What needs to be done:
Retype exactly what runs from the first line of the data to the line with "30, 35, 40];", keeping both of those lines and skipping pictures.
......
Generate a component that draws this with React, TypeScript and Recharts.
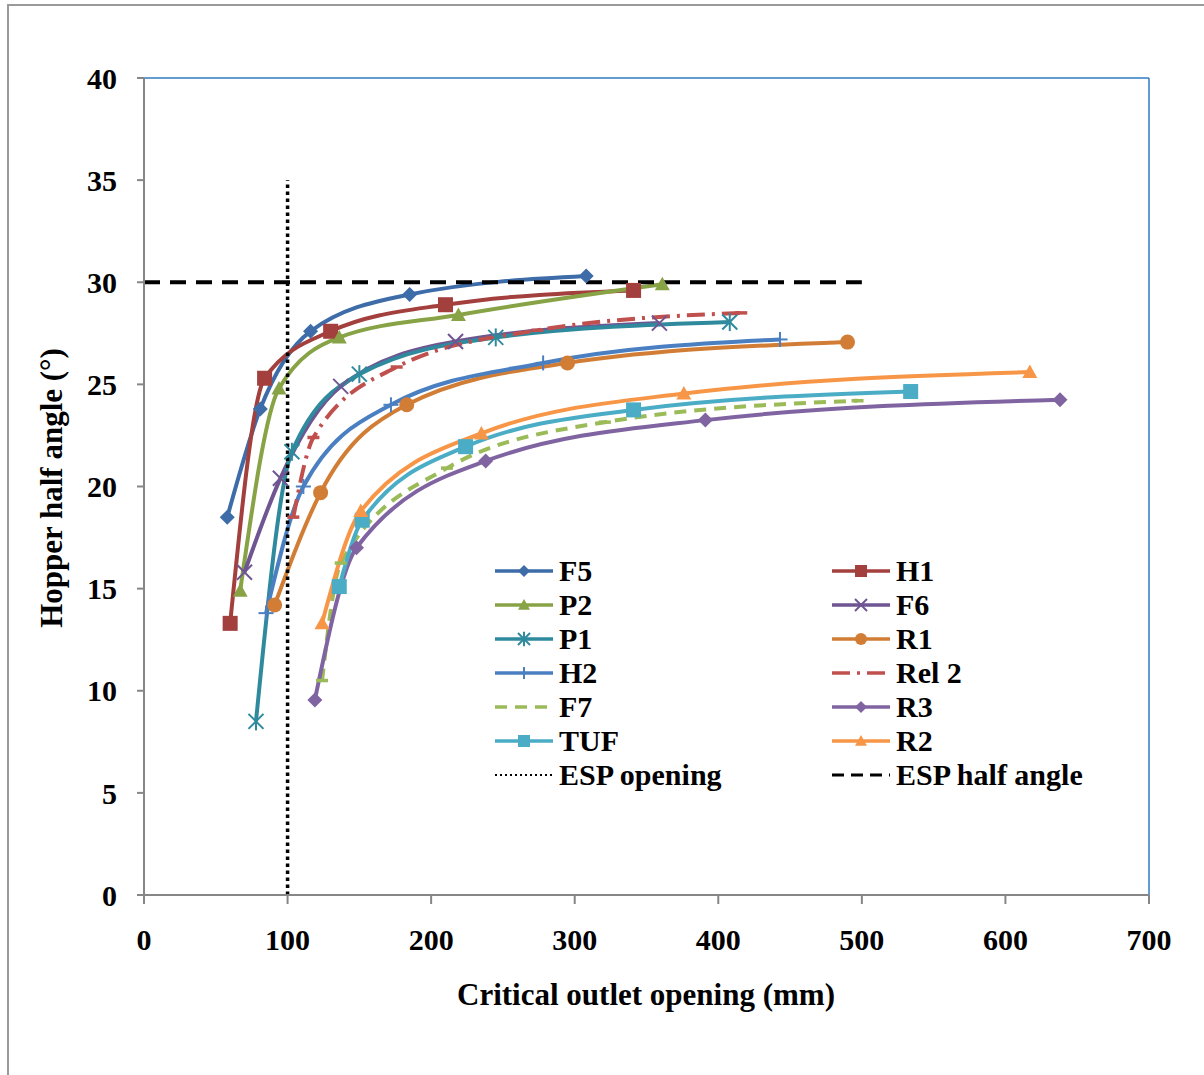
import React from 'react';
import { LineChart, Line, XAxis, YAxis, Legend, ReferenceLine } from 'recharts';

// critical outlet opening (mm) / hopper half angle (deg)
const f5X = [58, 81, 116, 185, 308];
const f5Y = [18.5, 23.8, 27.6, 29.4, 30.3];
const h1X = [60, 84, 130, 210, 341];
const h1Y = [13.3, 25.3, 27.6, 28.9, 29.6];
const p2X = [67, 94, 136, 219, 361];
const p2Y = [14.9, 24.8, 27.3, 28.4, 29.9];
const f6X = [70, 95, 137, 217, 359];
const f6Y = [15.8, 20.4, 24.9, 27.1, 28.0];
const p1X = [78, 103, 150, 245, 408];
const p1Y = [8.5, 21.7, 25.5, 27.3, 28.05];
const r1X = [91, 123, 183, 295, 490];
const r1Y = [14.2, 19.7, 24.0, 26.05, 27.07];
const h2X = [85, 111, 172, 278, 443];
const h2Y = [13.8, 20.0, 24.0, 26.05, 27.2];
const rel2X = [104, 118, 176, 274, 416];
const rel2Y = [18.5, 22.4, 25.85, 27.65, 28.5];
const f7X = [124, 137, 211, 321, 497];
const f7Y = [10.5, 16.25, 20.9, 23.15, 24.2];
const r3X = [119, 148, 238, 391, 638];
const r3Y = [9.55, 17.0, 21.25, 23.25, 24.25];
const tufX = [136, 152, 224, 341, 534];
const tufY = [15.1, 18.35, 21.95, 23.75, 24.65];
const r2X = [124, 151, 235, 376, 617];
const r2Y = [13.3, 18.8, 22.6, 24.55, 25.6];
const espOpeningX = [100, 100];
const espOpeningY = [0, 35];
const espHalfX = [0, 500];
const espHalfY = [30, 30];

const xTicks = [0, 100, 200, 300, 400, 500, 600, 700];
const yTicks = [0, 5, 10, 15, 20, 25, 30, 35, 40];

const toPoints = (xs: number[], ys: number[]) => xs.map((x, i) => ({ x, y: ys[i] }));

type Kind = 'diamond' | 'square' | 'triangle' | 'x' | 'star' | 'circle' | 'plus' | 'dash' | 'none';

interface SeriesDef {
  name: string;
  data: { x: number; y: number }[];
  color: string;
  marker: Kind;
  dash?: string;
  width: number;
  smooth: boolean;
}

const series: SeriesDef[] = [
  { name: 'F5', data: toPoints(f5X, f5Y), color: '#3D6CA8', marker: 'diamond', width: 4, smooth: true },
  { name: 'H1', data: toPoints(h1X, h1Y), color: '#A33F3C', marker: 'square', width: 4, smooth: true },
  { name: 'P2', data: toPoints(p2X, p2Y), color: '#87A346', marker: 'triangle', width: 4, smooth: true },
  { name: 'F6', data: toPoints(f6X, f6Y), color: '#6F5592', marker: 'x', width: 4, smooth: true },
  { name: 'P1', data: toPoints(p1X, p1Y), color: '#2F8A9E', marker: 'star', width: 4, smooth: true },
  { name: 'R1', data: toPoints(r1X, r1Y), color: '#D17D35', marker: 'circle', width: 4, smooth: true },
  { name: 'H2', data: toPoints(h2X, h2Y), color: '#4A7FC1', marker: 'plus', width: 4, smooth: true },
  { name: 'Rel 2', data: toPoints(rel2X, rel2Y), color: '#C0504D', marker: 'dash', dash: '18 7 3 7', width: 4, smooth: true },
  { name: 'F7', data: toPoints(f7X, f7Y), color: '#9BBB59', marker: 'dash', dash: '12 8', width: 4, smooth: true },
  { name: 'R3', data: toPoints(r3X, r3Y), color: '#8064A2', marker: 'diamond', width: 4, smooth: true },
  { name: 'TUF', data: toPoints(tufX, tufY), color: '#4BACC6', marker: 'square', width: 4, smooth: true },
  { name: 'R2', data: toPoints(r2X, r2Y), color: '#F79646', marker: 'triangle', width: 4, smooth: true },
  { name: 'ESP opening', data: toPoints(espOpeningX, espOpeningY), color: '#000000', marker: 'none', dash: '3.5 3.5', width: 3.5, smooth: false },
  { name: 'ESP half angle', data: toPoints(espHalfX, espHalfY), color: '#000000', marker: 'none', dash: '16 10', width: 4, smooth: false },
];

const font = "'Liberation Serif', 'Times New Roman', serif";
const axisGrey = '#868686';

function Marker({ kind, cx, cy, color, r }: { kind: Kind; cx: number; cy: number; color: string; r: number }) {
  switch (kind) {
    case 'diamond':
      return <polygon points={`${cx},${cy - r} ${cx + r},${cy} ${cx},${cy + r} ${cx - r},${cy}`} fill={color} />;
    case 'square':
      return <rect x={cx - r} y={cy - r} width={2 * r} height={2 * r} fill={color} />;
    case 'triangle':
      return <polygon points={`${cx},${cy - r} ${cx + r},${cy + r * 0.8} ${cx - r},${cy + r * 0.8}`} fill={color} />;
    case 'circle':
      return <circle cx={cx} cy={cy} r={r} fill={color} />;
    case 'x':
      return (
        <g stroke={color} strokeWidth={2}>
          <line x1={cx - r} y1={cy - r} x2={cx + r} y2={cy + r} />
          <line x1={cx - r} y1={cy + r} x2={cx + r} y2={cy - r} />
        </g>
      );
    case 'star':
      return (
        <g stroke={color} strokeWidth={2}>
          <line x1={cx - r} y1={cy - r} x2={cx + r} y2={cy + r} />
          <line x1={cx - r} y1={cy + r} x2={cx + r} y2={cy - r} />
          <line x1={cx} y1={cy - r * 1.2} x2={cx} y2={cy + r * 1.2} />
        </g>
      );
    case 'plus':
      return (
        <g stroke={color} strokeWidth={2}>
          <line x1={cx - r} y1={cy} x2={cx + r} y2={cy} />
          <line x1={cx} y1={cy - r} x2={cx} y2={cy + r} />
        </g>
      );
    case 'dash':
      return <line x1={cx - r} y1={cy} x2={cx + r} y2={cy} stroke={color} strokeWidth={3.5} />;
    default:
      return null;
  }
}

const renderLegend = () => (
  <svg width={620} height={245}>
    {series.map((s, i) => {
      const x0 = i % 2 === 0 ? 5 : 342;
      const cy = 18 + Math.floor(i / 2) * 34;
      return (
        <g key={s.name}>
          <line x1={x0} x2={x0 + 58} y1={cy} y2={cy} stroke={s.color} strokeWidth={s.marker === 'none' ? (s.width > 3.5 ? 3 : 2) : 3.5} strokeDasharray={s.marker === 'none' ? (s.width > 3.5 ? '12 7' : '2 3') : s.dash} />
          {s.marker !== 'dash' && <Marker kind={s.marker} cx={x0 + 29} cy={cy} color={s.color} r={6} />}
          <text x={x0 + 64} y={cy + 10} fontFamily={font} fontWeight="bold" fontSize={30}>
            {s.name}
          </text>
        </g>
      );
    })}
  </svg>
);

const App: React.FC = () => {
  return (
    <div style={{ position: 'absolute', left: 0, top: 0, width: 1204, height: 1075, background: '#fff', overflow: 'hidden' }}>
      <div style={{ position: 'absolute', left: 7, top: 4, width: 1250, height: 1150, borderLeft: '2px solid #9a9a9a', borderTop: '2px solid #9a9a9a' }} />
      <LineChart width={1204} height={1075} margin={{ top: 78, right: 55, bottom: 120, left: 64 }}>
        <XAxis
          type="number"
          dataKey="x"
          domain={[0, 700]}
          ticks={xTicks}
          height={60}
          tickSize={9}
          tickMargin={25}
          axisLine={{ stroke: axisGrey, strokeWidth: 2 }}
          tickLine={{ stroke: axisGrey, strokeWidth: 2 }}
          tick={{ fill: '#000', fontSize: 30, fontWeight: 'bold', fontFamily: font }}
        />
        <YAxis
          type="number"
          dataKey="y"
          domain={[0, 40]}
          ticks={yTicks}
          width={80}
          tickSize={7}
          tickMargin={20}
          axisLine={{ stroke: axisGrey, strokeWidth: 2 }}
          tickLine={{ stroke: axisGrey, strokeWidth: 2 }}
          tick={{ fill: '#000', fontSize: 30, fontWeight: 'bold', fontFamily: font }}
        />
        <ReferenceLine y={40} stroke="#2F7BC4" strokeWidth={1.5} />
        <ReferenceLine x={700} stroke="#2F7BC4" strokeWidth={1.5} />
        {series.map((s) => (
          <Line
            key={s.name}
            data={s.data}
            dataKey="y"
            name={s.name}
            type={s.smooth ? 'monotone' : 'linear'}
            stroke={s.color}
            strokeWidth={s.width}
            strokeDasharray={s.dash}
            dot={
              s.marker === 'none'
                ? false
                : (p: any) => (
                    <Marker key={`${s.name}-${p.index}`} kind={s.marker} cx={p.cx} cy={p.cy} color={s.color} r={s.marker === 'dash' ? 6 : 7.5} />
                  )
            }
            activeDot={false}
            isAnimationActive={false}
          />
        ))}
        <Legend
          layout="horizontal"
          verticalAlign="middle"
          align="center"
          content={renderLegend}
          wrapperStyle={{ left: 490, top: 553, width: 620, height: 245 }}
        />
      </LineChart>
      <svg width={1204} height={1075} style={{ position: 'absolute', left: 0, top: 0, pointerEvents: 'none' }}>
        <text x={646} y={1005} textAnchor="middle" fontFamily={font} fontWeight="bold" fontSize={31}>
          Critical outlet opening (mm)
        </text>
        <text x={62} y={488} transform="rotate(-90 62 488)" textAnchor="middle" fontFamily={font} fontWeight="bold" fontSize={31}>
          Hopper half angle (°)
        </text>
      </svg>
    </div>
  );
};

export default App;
......
Solution to this problem:
Generate a component that draws this with React, TypeScript and Recharts.
import React from 'react';
import { LineChart, Line, XAxis, YAxis, Legend, ReferenceLine } from 'recharts';

// critical outlet opening (mm) / hopper half angle (deg)
const f5X = [58, 81, 116, 185, 308];
const f5Y = [18.5, 23.8, 27.6, 29.4, 30.3];
const h1X = [60, 84, 130, 210, 341];
const h1Y = [13.3, 25.3, 27.6, 28.9, 29.6];
const p2X = [67, 94, 136, 219, 361];
const p2Y = [14.9, 24.8, 27.3, 28.4, 29.9];
const f6X = [70, 95, 137, 217, 359];
const f6Y = [15.8, 20.4, 24.9, 27.1, 28.0];
const p1X = [78, 103, 150, 245, 408];
const p1Y = [8.5, 21.7, 25.5, 27.3, 28.05];
const r1X = [91, 123, 183, 295, 490];
const r1Y = [14.2, 19.7, 24.0, 26.05, 27.07];
const h2X = [85, 111, 172, 278, 443];
const h2Y = [13.8, 20.0, 24.0, 26.05, 27.2];
const rel2X = [104, 118, 176, 274, 416];
const rel2Y = [18.5, 22.4, 25.85, 27.65, 28.5];
const f7X = [124, 137, 211, 321, 497];
const f7Y = [10.5, 16.25, 20.9, 23.15, 24.2];
const r3X = [119, 148, 238, 391, 638];
const r3Y = [9.55, 17.0, 21.25, 23.25, 24.25];
const tufX = [136, 152, 224, 341, 534];
const tufY = [15.1, 18.35, 21.95, 23.75, 24.65];
const r2X = [124, 151, 235, 376, 617];
const r2Y = [13.3, 18.8, 22.6, 24.55, 25.6];
const espOpeningX = [100, 100];
const espOpeningY = [0, 35];
const espHalfX = [0, 500];
const espHalfY = [30, 30];

const xTicks = [0, 100, 200, 300, 400, 500, 600, 700];
const yTicks = [0, 5, 10, 15, 20, 25, 30, 35, 40];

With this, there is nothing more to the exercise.